Devotions at a Marian shrine in Spain that communicate Mary’s “close and affectionate presence” can and should continue, the Dicastery for the Doctrine of the Faith said.
Cardinal Víctor Manuel Fernández, dicastery prefect, authorized the local archbishop to issue a document so that the Shrine of Our Lady of Sorrows of Chandavila can “continue to offer to the faithful who wish to approach it, a place of interior peace, consolation, and conversion.”
The cardinal’s letter titled, “A Light in Spain,” was approved by the pope during an audience Aug. 22 and was published on the dicastery’s website Aug. 23.
The devotion began after the Second World War, when two girls, 10-year-old Marcelina Barroso Expósito and 16-year-old Afra Brígido Blanco, separately had similar spiritual experiences in which they said they encountered Mary where the shrine now stands in La Codosera, Spain, along the country’s border with Portugal.
The Vatican dicastery did not make a ruling about the nature of the apparitions themselves but said, “there is nothing one can object to in this beautiful devotion, which presents the same simplicity that we can see in Mary of Nazareth, our Blessed Mother. Many positive aspects indicate an action of the Holy Spirit in so many pilgrims who come, both from Spain and Portugal, in the conversions, healings, and other valuable signs in this place.”
The story of the alleged apparitions holds that Marcelina saw a dark shape in the sky that she identified as Our Lady of Sorrows, “with a black mantle full of stars, on a chestnut tree,” the cardinal’s letter said. “More than the vision itself, this girl had the profound experience of feeling the embrace and the kiss that the Virgin gave her on her forehead.” Months later, Afra claimed to have had a similar experience.
While “this assurance of Our Lady’s close and affectionate presence is perhaps the most beautiful message,” the cardinal continued in his letter, “what stands out the most is the presence of the Virgin that instills consolation, encouragement, and confidence.”
When Mary asked Marcelina to walk toward her on her knees through dry chestnut husks, thorns and stones, “she does not do so to cause her suffering,” the letter said. “On the contrary, she asks for her confidence in the face of this challenge: ‘Do not be afraid; nothing will happen to you.'”
The story said that Mary placed a carpet of reeds and grass over the treacherous terrain as the girl walked across it on her knees, and that Mary then asked that a chapel be built on that spot in her honor.
“This call of the Virgin, to trust in her love, gave this poor and suffering girl hope, and also the experience of feeling dignified,” Cardinal Fernández wrote in his letter. “Is that simple mantle, made of reeds and grasses with which Our Lady protected the girl’s knees, not a beautiful expression of Mary’s tenderness?”

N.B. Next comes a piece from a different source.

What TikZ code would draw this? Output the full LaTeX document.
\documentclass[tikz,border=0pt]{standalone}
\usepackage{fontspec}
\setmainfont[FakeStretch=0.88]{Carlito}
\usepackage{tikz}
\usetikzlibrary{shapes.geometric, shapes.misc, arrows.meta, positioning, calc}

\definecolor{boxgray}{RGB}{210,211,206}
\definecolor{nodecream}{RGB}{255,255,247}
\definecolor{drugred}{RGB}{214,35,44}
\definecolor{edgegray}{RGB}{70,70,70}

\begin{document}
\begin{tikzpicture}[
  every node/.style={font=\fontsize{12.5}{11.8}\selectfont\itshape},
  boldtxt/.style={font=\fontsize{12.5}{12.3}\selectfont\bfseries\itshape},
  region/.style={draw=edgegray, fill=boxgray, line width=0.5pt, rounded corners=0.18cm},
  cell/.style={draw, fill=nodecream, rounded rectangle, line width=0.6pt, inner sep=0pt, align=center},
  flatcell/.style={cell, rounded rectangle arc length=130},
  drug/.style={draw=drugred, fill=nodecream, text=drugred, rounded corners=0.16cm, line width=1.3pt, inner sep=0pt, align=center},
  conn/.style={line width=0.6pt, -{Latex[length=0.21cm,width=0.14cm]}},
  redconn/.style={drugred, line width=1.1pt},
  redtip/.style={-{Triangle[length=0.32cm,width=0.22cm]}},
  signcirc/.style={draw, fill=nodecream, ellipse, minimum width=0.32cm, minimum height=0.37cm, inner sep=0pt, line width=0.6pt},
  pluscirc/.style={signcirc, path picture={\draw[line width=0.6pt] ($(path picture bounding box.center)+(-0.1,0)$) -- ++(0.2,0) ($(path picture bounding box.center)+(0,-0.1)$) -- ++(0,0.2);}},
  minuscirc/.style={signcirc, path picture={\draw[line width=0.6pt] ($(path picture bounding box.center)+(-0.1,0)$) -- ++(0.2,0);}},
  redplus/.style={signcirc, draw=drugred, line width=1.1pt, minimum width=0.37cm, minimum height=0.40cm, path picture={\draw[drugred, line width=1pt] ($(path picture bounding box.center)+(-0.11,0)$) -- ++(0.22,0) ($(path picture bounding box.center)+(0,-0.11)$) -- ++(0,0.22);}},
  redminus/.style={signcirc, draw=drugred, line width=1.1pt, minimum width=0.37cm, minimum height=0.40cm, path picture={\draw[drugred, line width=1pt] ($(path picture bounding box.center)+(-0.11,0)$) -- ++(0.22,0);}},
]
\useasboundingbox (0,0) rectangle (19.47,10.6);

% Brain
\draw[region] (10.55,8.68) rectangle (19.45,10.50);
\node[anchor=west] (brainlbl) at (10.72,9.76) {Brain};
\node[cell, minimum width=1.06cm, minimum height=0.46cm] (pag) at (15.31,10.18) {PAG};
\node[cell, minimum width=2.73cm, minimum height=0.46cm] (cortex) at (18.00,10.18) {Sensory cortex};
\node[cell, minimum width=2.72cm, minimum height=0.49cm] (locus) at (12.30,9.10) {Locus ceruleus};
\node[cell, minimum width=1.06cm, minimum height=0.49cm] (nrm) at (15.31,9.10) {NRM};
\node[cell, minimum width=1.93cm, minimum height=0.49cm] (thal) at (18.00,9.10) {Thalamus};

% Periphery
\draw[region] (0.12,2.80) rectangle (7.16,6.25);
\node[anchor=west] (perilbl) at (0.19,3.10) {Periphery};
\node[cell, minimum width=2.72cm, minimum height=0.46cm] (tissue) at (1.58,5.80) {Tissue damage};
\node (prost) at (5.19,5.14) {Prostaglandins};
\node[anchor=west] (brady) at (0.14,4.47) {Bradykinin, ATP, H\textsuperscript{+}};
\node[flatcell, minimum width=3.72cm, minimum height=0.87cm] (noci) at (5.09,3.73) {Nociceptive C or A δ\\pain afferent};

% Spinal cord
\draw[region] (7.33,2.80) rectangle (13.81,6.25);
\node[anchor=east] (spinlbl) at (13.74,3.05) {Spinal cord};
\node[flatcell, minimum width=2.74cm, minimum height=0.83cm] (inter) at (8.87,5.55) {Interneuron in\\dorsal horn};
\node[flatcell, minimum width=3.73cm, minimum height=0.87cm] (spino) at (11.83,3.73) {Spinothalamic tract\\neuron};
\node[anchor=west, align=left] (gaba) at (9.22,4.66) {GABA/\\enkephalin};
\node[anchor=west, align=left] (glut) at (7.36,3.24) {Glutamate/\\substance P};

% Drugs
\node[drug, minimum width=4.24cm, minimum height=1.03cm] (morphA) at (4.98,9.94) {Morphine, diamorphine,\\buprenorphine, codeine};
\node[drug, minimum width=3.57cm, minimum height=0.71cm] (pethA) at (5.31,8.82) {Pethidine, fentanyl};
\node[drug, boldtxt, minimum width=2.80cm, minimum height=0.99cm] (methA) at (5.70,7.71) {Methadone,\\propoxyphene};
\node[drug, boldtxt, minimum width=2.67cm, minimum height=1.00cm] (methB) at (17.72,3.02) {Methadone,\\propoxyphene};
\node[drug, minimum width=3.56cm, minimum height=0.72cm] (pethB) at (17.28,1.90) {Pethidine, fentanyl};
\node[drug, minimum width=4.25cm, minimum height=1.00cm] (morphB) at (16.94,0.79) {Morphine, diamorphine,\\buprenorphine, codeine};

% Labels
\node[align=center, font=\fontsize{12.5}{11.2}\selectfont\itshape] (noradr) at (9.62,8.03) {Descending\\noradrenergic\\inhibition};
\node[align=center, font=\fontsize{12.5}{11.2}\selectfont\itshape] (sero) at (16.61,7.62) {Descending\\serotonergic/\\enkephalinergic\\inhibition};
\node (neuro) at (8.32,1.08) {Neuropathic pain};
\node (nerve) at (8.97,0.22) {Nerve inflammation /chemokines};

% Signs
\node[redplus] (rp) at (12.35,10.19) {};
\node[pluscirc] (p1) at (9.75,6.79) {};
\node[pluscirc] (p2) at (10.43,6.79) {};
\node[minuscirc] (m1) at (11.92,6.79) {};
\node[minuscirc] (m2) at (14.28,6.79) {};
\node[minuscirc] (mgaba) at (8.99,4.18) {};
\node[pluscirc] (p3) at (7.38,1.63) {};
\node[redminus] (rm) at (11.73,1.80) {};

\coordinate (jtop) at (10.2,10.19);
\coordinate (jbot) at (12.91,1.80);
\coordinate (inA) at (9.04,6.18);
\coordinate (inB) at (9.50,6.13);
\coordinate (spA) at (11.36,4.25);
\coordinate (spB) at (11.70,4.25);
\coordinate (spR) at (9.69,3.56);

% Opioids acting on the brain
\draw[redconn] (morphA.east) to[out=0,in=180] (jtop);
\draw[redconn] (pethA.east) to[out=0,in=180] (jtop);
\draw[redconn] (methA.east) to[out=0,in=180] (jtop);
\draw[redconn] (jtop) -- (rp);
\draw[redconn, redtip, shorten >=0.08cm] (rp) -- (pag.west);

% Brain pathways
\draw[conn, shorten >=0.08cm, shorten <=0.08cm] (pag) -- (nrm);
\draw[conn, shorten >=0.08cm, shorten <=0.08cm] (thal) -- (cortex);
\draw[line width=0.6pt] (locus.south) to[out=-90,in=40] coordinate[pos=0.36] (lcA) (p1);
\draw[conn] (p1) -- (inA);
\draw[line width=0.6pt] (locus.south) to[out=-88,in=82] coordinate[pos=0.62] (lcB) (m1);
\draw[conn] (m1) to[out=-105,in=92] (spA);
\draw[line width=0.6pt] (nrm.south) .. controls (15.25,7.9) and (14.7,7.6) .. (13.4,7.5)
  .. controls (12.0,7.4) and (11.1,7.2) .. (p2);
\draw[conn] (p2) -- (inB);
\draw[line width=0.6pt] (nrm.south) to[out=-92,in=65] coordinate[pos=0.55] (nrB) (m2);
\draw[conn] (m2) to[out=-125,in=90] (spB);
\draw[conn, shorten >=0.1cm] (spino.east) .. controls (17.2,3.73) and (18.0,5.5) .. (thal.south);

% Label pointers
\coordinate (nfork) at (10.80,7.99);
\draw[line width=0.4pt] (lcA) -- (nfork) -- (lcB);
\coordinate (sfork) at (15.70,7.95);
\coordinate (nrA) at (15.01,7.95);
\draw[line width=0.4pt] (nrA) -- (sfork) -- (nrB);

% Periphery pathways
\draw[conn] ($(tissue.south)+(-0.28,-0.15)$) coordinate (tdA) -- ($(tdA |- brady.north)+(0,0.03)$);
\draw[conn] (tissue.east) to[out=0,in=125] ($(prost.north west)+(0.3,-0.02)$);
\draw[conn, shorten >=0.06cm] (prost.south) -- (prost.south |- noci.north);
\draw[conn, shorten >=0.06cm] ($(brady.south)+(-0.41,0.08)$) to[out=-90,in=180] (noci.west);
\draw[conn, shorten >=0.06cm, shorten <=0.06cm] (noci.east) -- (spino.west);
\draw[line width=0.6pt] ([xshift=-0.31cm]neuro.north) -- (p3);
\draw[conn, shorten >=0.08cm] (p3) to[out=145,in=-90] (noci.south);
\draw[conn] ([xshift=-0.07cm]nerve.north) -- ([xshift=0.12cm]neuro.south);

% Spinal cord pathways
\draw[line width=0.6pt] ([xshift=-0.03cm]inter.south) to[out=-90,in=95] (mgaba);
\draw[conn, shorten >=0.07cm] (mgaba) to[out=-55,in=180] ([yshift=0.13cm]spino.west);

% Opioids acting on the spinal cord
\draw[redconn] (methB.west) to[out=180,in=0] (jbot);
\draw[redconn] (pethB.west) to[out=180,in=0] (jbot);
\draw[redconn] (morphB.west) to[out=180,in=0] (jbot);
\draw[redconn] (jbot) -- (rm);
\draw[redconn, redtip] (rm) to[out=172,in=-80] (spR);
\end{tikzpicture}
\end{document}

The cardinal also noted that the two young women “led a discreet and inconspicuous life” after their alleged visions; Marcelina, the younger woman, became a religious sister and joined a convent.
Writing to Archbishop José Rodríguez Carballo of Mérida-Badajoz, the archdiocese where the shrine is located, Cardinal Fernández told him the dicastery approved granting the devotion a “nihil obstat” — a permission to continue and promote devotion without issuing judgment on the validity of an event’s supernatural status.
Since the dicastery issued new guidance on the discernment of alleged supernatural phenomena in May, it has released statements on eight different Marian devotions; in two cases — one involving alleged apparitions in Amsterdam and another in Trevignano Romano, Italy — the dicastery said the apparitions did not have a supernatural origin.